How to create a true meritocracy at work
Things like blind recruitment can allow people to ‘get through the door’ but what happens when they are there? What about middle and senior management levels, now representative are they?
- Diversity audits. Who have you got in your organisation and what positions are they in? this question will give you a better understanding of what diversity looks like in your organisation. Then if it looks uneven, being able to have a baseline is helpful to assess what could be done and where.
- Analysing pay and appraisal data will enable organisations to understand where disparities are. Ethnicity pay gaps are one of the things that an organisation can use to see if and where differences are. Another thing is to look at the differences in how people’s appraisals are completed in your organisation and how different people have been rated. If there is a universal scoring system, then analysing these scores looking at demographic data can really reveal disparities in manager and teamwork evaluations.
- Listening to minority employees will also support your quantitative data and help develop a more accurate picture of what’s going on. It’s one thing seeing data on paper but hearing people’s experiences of what it’s like to actually work in an organisation helps to understand themes and lived experiences. Getting an external organisation like a consultancy to do this might help people feel comfortable to share without feeling like they will be targeted for speaking their mind afterward.

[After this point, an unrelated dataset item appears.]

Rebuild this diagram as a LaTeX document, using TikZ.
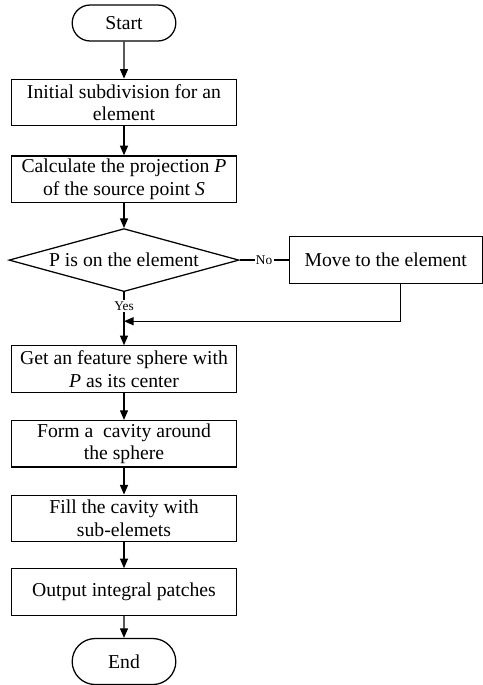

- Consistent and current diversity and training consulted by external organisations and adapted to the organisational context. This can really bring about a shared understanding about what and how diversity and inclusion manifest in society and the workplace. The reason why external organisations might be better is that there are specialists who are well equipped to design and facilitate workshops in a well-rounded way.
- In schools and universities, analyse grades, coursework and exams of minority groups. Understand the impact of stagnant, hard to relate to curriculums. These things can help understand the attainment gap in schools and education establishments.